5. The Humans (2016)
An undercurrent of dread runs through Stephen Karam's The Humans, which follows a close-knit family's Thanksgiving dinner as their lives unravel around them. Hilarious and terrifying all at the same time, The Humans was a play that haunted audiences for a variety of reasons, and led longtime theater vets Reed Birney and Jayne Houdyshell to their first Tony Awards as a pair of beleaguered middle-class parents struggling to stay afloat in an uncertain world.
6. Indecent (2017)
Exploring the history of the controversial Yiddish play God of Vengeance, playwright Paula Vogel and director Rebecca Taichman mixed poetry and stage magic to create an unforgettable theatrical experience about love, loss, redemption, the immigrant experience, and Judaism.
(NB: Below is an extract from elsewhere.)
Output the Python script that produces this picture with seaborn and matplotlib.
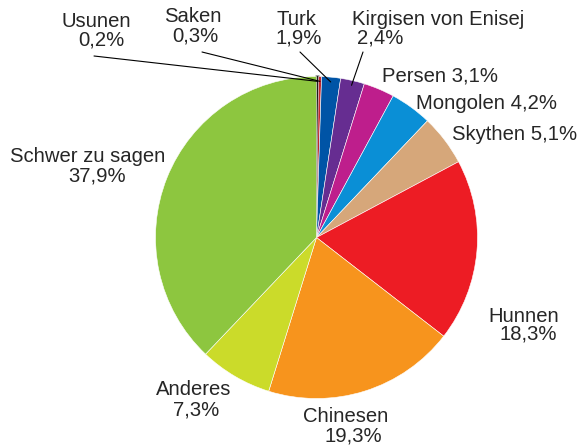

It got deep under your skin from the first moments and brought you to tears by the gorgeous final tableau. It's a play that won't easily be forgotten.
7. The Inheritance (2019)
Matthew Lopez's epic two-part drama about gay life in the post-AIDS era reminds us that we'll never actually be post-AIDS. A loose adaptation of E.M. Forster's Howards End, The Inheritance illuminates the human experience in new ways through crackling dialogue, tear-jerking moments, and an exciting production helmed by Stephen Daldry.
8. Slave Play (2019)
Jeremy O. Harris made a doozy of a Broadway debut with this gripping drama about race, gender, sex, and the effects that oppression have on the body. Harris challenges his audience to look at these things differently, and as a result, Slave Play inspires the kinds of conversations that many people are too afraid to have. It helps people see the world in a new light — if they're open to it, of course — and the fact that something this daring is on Broadway is an added bonus.
9. Sweat (2017)
Lynn Nottage won her history-making second Pulitzer Prize for this meticulously researched response to the American economic crisis and the collapse of the middle class. It may have been set in the early 2000s, but it felt especially prescient in post-election 2017, when cultural and socioeconomic divisions loomed large over a conflicted country.
10. What the Constitution Means to Me (2019)
Heidi Schreck's What the Constitution Means to Me explores the ways the US Constitution allows for the mistreatment of women and their bodies. The play, which is about to head on tour, is life affirming, hyperspecific, and one of the most important theatrical examples of political protest to come out of the twenty-teens.